*Task directions:*
Each entry below should be written out exactly as it is, with no pictures.

*Exercise inputs:*
- - - - -

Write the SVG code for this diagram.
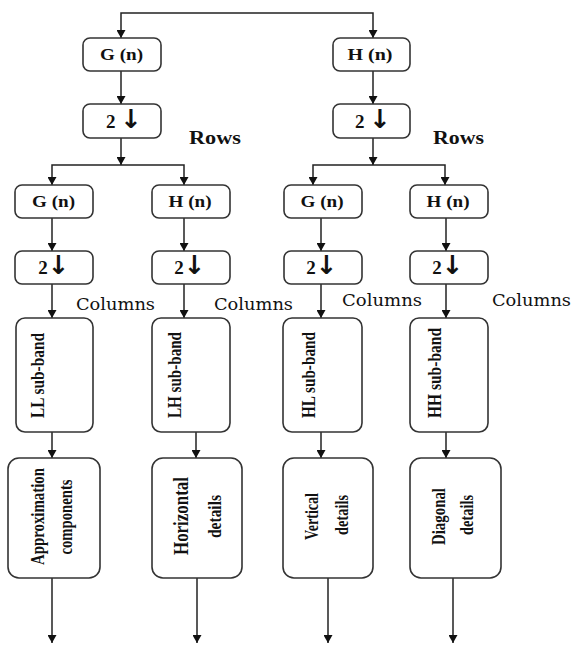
<svg xmlns="http://www.w3.org/2000/svg" width="572" height="647" viewBox="0 0 572 647">
<style>
.box{fill:#fff;stroke:#333;stroke-width:1.6}
.lbl{font-family:"Liberation Serif",serif;font-weight:bold;font-size:16px;fill:#111;text-anchor:middle}
.two{font-family:"Liberation Serif",serif;font-weight:bold;font-size:19px;fill:#111;text-anchor:middle}
.arr{font-family:"DejaVu Sans",sans-serif;font-weight:bold;font-size:26px}
.rows{font-family:"Liberation Serif",serif;font-weight:bold;font-size:18px;fill:#111}
.cols{font-family:"DejaVu Serif",serif;font-size:16px;fill:#111}
.rot{font-family:"Liberation Serif",serif;font-weight:bold;font-size:18px;fill:#111;text-anchor:middle;dominant-baseline:central}
.con{fill:none;stroke:#222;stroke-width:1.5;marker-end:url(#ah)}
</style>
<defs>
<marker id="ah" markerUnits="userSpaceOnUse" markerWidth="9" markerHeight="9" refX="8" refY="4.5" orient="auto">
<path d="M0,0 L8,4.5 L0,9 z" fill="#111"/>
</marker>
</defs>
<g id="connectors">
<path class="con" d="M247,13 H121 V38"/>
<path class="con" d="M247,13 H373 V38"/>
<path class="con" d="M121,71 V104"/>
<path class="con" d="M373,71 V104"/>
<path class="con" d="M121,138 V165"/>
<path class="con" d="M373,138 V165"/>
<path class="con" d="M121,165 H52 V185"/>
<path class="con" d="M121,165 H184 V185"/>
<path class="con" d="M373,165 H313 V185"/>
<path class="con" d="M373,165 H445 V185"/>
<path class="con" d="M52,218 V251"/>
<path class="con" d="M184,218 V251"/>
<path class="con" d="M321,218 V251"/>
<path class="con" d="M446,218 V251"/>
<path class="con" d="M52,284 V318"/>
<path class="con" d="M184,284 V318"/>
<path class="con" d="M321,284 V318"/>
<path class="con" d="M446,284 V318"/>
<path class="con" d="M52,432 V458"/>
<path class="con" d="M196,432 V458"/>
<path class="con" d="M321,432 V458"/>
<path class="con" d="M446,432 V458"/>
<path class="con" d="M52,578 V643"/>
<path class="con" d="M197,578 V643"/>
<path class="con" d="M328,578 V643"/>
<path class="con" d="M453,578 V643"/>
</g>
<g id="G1"><rect class="box" x="83" y="38" width="78" height="33" rx="7"/><text class="lbl" x="121.5" y="60" textLength="43" lengthAdjust="spacingAndGlyphs">G (n)</text></g>
<g id="H1"><rect class="box" x="333" y="38" width="77" height="33" rx="7"/><text class="lbl" x="370" y="60" textLength="45" lengthAdjust="spacingAndGlyphs">H (n)</text></g>
<g id="D1"><rect class="box" x="83" y="104" width="78" height="34" rx="7"/><text class="two" x="124" y="128">2 <tspan class="arr">↓</tspan></text></g>
<g id="D2"><rect class="box" x="333" y="104" width="77" height="34" rx="7"/><text class="two" x="373" y="128">2 <tspan class="arr">↓</tspan></text></g>
<text class="rows" x="189" y="144" textLength="52" lengthAdjust="spacingAndGlyphs">Rows</text>
<text class="rows" x="433" y="144" textLength="51" lengthAdjust="spacingAndGlyphs">Rows</text>
<g id="G2a"><rect class="box" x="15" y="185" width="78" height="33" rx="7"/><text class="lbl" x="53.5" y="207" textLength="43" lengthAdjust="spacingAndGlyphs">G (n)</text></g>
<g id="H2a"><rect class="box" x="152" y="185" width="78" height="33" rx="7"/><text class="lbl" x="190" y="207" textLength="43" lengthAdjust="spacingAndGlyphs">H (n)</text></g>
<g id="G2b"><rect class="box" x="284" y="185" width="78" height="33" rx="7"/><text class="lbl" x="322" y="207" textLength="43" lengthAdjust="spacingAndGlyphs">G (n)</text></g>
<g id="H2b"><rect class="box" x="410" y="185" width="78" height="33" rx="7"/><text class="lbl" x="448" y="207" textLength="43" lengthAdjust="spacingAndGlyphs">H (n)</text></g>
<g id="D3"><rect class="box" x="15" y="251" width="78" height="33" rx="7"/><text class="two" x="54" y="274">2<tspan class="arr">↓</tspan></text></g>
<g id="D4"><rect class="box" x="152" y="251" width="78" height="33" rx="7"/><text class="two" x="190" y="274">2<tspan class="arr">↓</tspan></text></g>
<g id="D5"><rect class="box" x="284" y="251" width="78" height="33" rx="7"/><text class="two" x="322" y="274">2<tspan class="arr">↓</tspan></text></g>
<g id="D6"><rect class="box" x="410" y="251" width="78" height="33" rx="7"/><text class="two" x="448" y="274">2<tspan class="arr">↓</tspan></text></g>
<text class="cols" x="76" y="310" textLength="79" lengthAdjust="spacingAndGlyphs">Columns</text>
<text class="cols" x="214" y="310" textLength="79" lengthAdjust="spacingAndGlyphs">Columns</text>
<text class="cols" x="342" y="306" textLength="80" lengthAdjust="spacingAndGlyphs">Columns</text>
<text class="cols" x="492" y="306" textLength="79" lengthAdjust="spacingAndGlyphs">Columns</text>
<g id="LL"><rect class="box" x="16" y="318" width="77" height="114" rx="9"/><text class="rot" transform="translate(38,375.5) rotate(-90)" textLength="85" lengthAdjust="spacingAndGlyphs">LL sub-band</text></g>
<g id="LH"><rect class="box" x="152" y="318" width="78" height="114" rx="9"/><text class="rot" transform="translate(175,375) rotate(-90)" textLength="86" lengthAdjust="spacingAndGlyphs">LH sub-band</text></g>
<g id="HL"><rect class="box" x="283" y="318" width="79" height="114" rx="9"/><text class="rot" transform="translate(308.5,375) rotate(-90)" textLength="86" lengthAdjust="spacingAndGlyphs">HL sub-band</text></g>
<g id="HH"><rect class="box" x="410" y="318" width="78" height="114" rx="9"/><text class="rot" transform="translate(434.5,373) rotate(-90)" textLength="90" lengthAdjust="spacingAndGlyphs">HH sub-band</text></g>
<g id="Approx"><rect class="box" x="8" y="458" width="92" height="120" rx="11"/>
<text class="rot" transform="translate(37.5,516.5) rotate(-90)" textLength="97" lengthAdjust="spacingAndGlyphs">Approximation</text>
<text class="rot" transform="translate(66,517) rotate(-90)" textLength="75" lengthAdjust="spacingAndGlyphs">components</text></g>
<g id="Horiz"><rect class="box" x="152" y="458" width="90" height="120" rx="11"/>
<text class="rot" style="font-size:21px" transform="translate(181,516) rotate(-90)" textLength="78" lengthAdjust="spacingAndGlyphs">Horizontal</text>
<text class="rot" transform="translate(215,516.5) rotate(-90)" textLength="43" lengthAdjust="spacingAndGlyphs">details</text></g>
<g id="Vert"><rect class="box" x="283" y="458" width="90" height="120" rx="11"/>
<text class="rot" transform="translate(311.5,516.5) rotate(-90)" textLength="47" lengthAdjust="spacingAndGlyphs">Vertical</text>
<text class="rot" transform="translate(341.5,515) rotate(-90)" textLength="40" lengthAdjust="spacingAndGlyphs">details</text></g>
<g id="Diag"><rect class="box" x="410" y="458" width="91" height="120" rx="11"/>
<text class="rot" transform="translate(438.5,516.5) rotate(-90)" textLength="57" lengthAdjust="spacingAndGlyphs">Diagonal</text>
<text class="rot" transform="translate(467,515) rotate(-90)" textLength="40" lengthAdjust="spacingAndGlyphs">details</text></g>
</svg>
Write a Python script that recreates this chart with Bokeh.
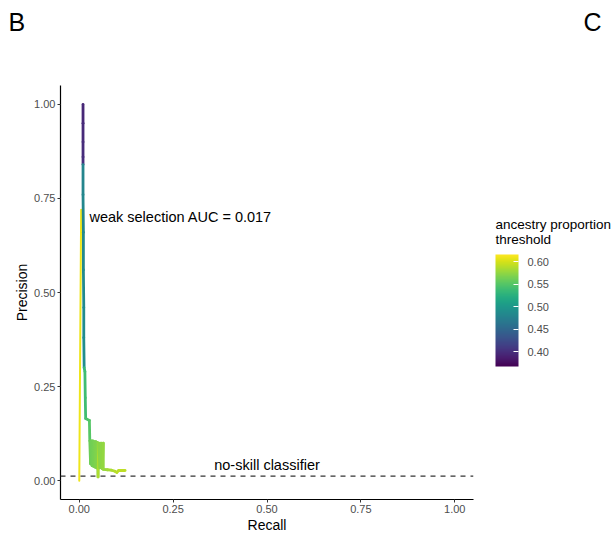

- - - - -

*Exercise output:*
Write the SVG code for this diagram.
<svg xmlns="http://www.w3.org/2000/svg" width="572" height="647" viewBox="0 0 572 647">
<style>
.box{fill:#fff;stroke:#333;stroke-width:1.6}
.lbl{font-family:"Liberation Serif",serif;font-weight:bold;font-size:16px;fill:#111;text-anchor:middle}
.two{font-family:"Liberation Serif",serif;font-weight:bold;font-size:19px;fill:#111;text-anchor:middle}
.arr{font-family:"DejaVu Sans",sans-serif;font-weight:bold;font-size:26px}
.rows{font-family:"Liberation Serif",serif;font-weight:bold;font-size:18px;fill:#111}
.cols{font-family:"DejaVu Serif",serif;font-size:16px;fill:#111}
.rot{font-family:"Liberation Serif",serif;font-weight:bold;font-size:18px;fill:#111;text-anchor:middle;dominant-baseline:central}
.con{fill:none;stroke:#222;stroke-width:1.5;marker-end:url(#ah)}
</style>
<defs>
<marker id="ah" markerUnits="userSpaceOnUse" markerWidth="9" markerHeight="9" refX="8" refY="4.5" orient="auto">
<path d="M0,0 L8,4.5 L0,9 z" fill="#111"/>
</marker>
</defs>
<g id="connectors">
<path class="con" d="M247,13 H121 V38"/>
<path class="con" d="M247,13 H373 V38"/>
<path class="con" d="M121,71 V104"/>
<path class="con" d="M373,71 V104"/>
<path class="con" d="M121,138 V165"/>
<path class="con" d="M373,138 V165"/>
<path class="con" d="M121,165 H52 V185"/>
<path class="con" d="M121,165 H184 V185"/>
<path class="con" d="M373,165 H313 V185"/>
<path class="con" d="M373,165 H445 V185"/>
<path class="con" d="M52,218 V251"/>
<path class="con" d="M184,218 V251"/>
<path class="con" d="M321,218 V251"/>
<path class="con" d="M446,218 V251"/>
<path class="con" d="M52,284 V318"/>
<path class="con" d="M184,284 V318"/>
<path class="con" d="M321,284 V318"/>
<path class="con" d="M446,284 V318"/>
<path class="con" d="M52,432 V458"/>
<path class="con" d="M196,432 V458"/>
<path class="con" d="M321,432 V458"/>
<path class="con" d="M446,432 V458"/>
<path class="con" d="M52,578 V643"/>
<path class="con" d="M197,578 V643"/>
<path class="con" d="M328,578 V643"/>
<path class="con" d="M453,578 V643"/>
</g>
<g id="G1"><rect class="box" x="83" y="38" width="78" height="33" rx="7"/><text class="lbl" x="121.5" y="60" textLength="43" lengthAdjust="spacingAndGlyphs">G (n)</text></g>
<g id="H1"><rect class="box" x="333" y="38" width="77" height="33" rx="7"/><text class="lbl" x="370" y="60" textLength="45" lengthAdjust="spacingAndGlyphs">H (n)</text></g>
<g id="D1"><rect class="box" x="83" y="104" width="78" height="34" rx="7"/><text class="two" x="124" y="128">2 <tspan class="arr">↓</tspan></text></g>
<g id="D2"><rect class="box" x="333" y="104" width="77" height="34" rx="7"/><text class="two" x="373" y="128">2 <tspan class="arr">↓</tspan></text></g>
<text class="rows" x="189" y="144" textLength="52" lengthAdjust="spacingAndGlyphs">Rows</text>
<text class="rows" x="433" y="144" textLength="51" lengthAdjust="spacingAndGlyphs">Rows</text>
<g id="G2a"><rect class="box" x="15" y="185" width="78" height="33" rx="7"/><text class="lbl" x="53.5" y="207" textLength="43" lengthAdjust="spacingAndGlyphs">G (n)</text></g>
<g id="H2a"><rect class="box" x="152" y="185" width="78" height="33" rx="7"/><text class="lbl" x="190" y="207" textLength="43" lengthAdjust="spacingAndGlyphs">H (n)</text></g>
<g id="G2b"><rect class="box" x="284" y="185" width="78" height="33" rx="7"/><text class="lbl" x="322" y="207" textLength="43" lengthAdjust="spacingAndGlyphs">G (n)</text></g>
<g id="H2b"><rect class="box" x="410" y="185" width="78" height="33" rx="7"/><text class="lbl" x="448" y="207" textLength="43" lengthAdjust="spacingAndGlyphs">H (n)</text></g>
<g id="D3"><rect class="box" x="15" y="251" width="78" height="33" rx="7"/><text class="two" x="54" y="274">2<tspan class="arr">↓</tspan></text></g>
<g id="D4"><rect class="box" x="152" y="251" width="78" height="33" rx="7"/><text class="two" x="190" y="274">2<tspan class="arr">↓</tspan></text></g>
<g id="D5"><rect class="box" x="284" y="251" width="78" height="33" rx="7"/><text class="two" x="322" y="274">2<tspan class="arr">↓</tspan></text></g>
<g id="D6"><rect class="box" x="410" y="251" width="78" height="33" rx="7"/><text class="two" x="448" y="274">2<tspan class="arr">↓</tspan></text></g>
<text class="cols" x="76" y="310" textLength="79" lengthAdjust="spacingAndGlyphs">Columns</text>
<text class="cols" x="214" y="310" textLength="79" lengthAdjust="spacingAndGlyphs">Columns</text>
<text class="cols" x="342" y="306" textLength="80" lengthAdjust="spacingAndGlyphs">Columns</text>
<text class="cols" x="492" y="306" textLength="79" lengthAdjust="spacingAndGlyphs">Columns</text>
<g id="LL"><rect class="box" x="16" y="318" width="77" height="114" rx="9"/><text class="rot" transform="translate(38,375.5) rotate(-90)" textLength="85" lengthAdjust="spacingAndGlyphs">LL sub-band</text></g>
<g id="LH"><rect class="box" x="152" y="318" width="78" height="114" rx="9"/><text class="rot" transform="translate(175,375) rotate(-90)" textLength="86" lengthAdjust="spacingAndGlyphs">LH sub-band</text></g>
<g id="HL"><rect class="box" x="283" y="318" width="79" height="114" rx="9"/><text class="rot" transform="translate(308.5,375) rotate(-90)" textLength="86" lengthAdjust="spacingAndGlyphs">HL sub-band</text></g>
<g id="HH"><rect class="box" x="410" y="318" width="78" height="114" rx="9"/><text class="rot" transform="translate(434.5,373) rotate(-90)" textLength="90" lengthAdjust="spacingAndGlyphs">HH sub-band</text></g>
<g id="Approx"><rect class="box" x="8" y="458" width="92" height="120" rx="11"/>
<text class="rot" transform="translate(37.5,516.5) rotate(-90)" textLength="97" lengthAdjust="spacingAndGlyphs">Approximation</text>
<text class="rot" transform="translate(66,517) rotate(-90)" textLength="75" lengthAdjust="spacingAndGlyphs">components</text></g>
<g id="Horiz"><rect class="box" x="152" y="458" width="90" height="120" rx="11"/>
<text class="rot" style="font-size:21px" transform="translate(181,516) rotate(-90)" textLength="78" lengthAdjust="spacingAndGlyphs">Horizontal</text>
<text class="rot" transform="translate(215,516.5) rotate(-90)" textLength="43" lengthAdjust="spacingAndGlyphs">details</text></g>
<g id="Vert"><rect class="box" x="283" y="458" width="90" height="120" rx="11"/>
<text class="rot" transform="translate(311.5,516.5) rotate(-90)" textLength="47" lengthAdjust="spacingAndGlyphs">Vertical</text>
<text class="rot" transform="translate(341.5,515) rotate(-90)" textLength="40" lengthAdjust="spacingAndGlyphs">details</text></g>
<g id="Diag"><rect class="box" x="410" y="458" width="91" height="120" rx="11"/>
<text class="rot" transform="translate(438.5,516.5) rotate(-90)" textLength="57" lengthAdjust="spacingAndGlyphs">Diagonal</text>
<text class="rot" transform="translate(467,515) rotate(-90)" textLength="40" lengthAdjust="spacingAndGlyphs">details</text></g>
</svg>
Write a Python script that recreates this chart with Bokeh.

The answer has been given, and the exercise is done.